La sua storia da deportato nelle pagine del quaderno nascosto e poi ritrovato
«25 settembre: ci hanno dato una pagnotta in quattro e un po’ di carne in scatola, e si prosegue, bisogna fare tutto sul vagone rinchiusi come cani alla catena». «27 settembre: primo giorno di prigionia in campo di concentramento (quello di Ebenrode, ndr) primo rancio, un po’ di brodo e un pane nero di 13 etti in sette persone, la fame incomincia a farsi sentire ancora di più». «1 novembre 1943: incomincia il lavoro alle officine di Bochum. Come bestie al raduno ci assegnano un po’ per porta a vari lavori». Così Guido Salami descriveva sul suo diario il suo status di prigioniero durante la guerra.
Nato a Gambara nel 1913, deportato e qualificato come «lavoratore», visse sulla sua pelle l’orrore tremendo del nazifascismo, trasformandolo in minuziose note su un quaderno. Quaderno di cui non parlò mai ai propri figli, che ne scoprirono l’esistenza solo grazie alla propria madre. Adesso i ricordi di Guido sono quelli «di tutto il paese».
La pubblicazione
L’archivio storico gambarese «Attilio Piccardi» ha infatti dedicato un capitolo del 32esimo numero dei Quaderni Gambaresi proprio alla trascrizione del diario, accompagnata da fotografie documenti storici. Ciò grazie anche alla disponibilità dei figli del signor Salami che hanno messo a disposizione di tutti questa testimonianza. «Il diario racconta la prigionia del papà nei campi di concentramento, tra lavoro, fatica e fame - hanno detto due dei figli di Guido, Ezio e Silvio, alla presentazione del 32esimo Quaderno Gambarese -. Sappiamo anche che, nei campi, è stato salvato due volte da un signore di Gussago che venne a trovarlo qui l’anno prima che morisse: per gli stenti e la debolezza conseguente, in queste due occasioni, temette di non riuscire a svolgere il lavoro che gli era stato assegnato, ma quell’uomo lo aiutò. Quando si rividero, si abbracciarono con commozione. Eppure papà non ci ha mai parlato di questo diario. Dopo la sua morte, risalente al 1969, ce lo ha mostrato la mamma e ne siamo quindi venuti a conoscenza. Per conservarlo integro, noi stessi, in famiglia, ne abbiamo fatte alcune copie».
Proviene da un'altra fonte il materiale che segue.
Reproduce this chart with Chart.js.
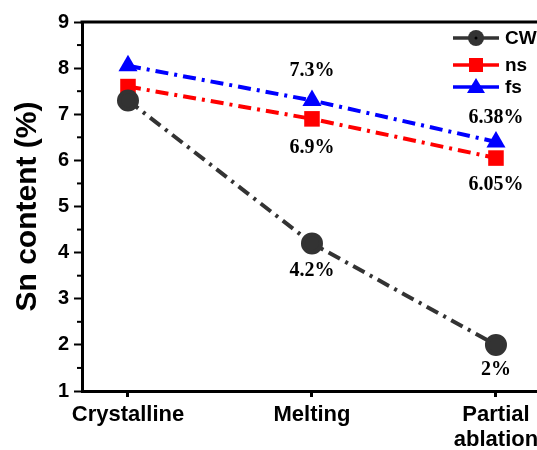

«Nel diario è presente anche una composizione in rima, trascritta dal signor Guido e riportata anche nel Quaderno Gambarese - spiega Alberto Zanetti Lorenzetti, dell’Archivio storico gambarese -. Raccoglie i pensieri dei militari italiani. Riteniamo questo diario una testimonianza importante e abbiamo voluto riportarlo perché troviamo fondamentale far conoscere ai nostri giovani quanto accaduto durante la Seconda guerra mondiale».
L’Archivio storico ha dedicato inoltre alcune pagine al ricordo di altri gambaresi internati in campo di prigionia durante la guerra: «Sono pagine importanti, specialmente per i nostri giovani che, leggendo la testimonianza diretta di un gambarese come noi possono conoscere la nostra storia» ha commentato, durante la presentazione del Quaderno, la sindaca Tiziana Panigara, esprimendo la speranza che la missione fondamentale dell’Archivio storico gambarese sia portata avanti da giovani.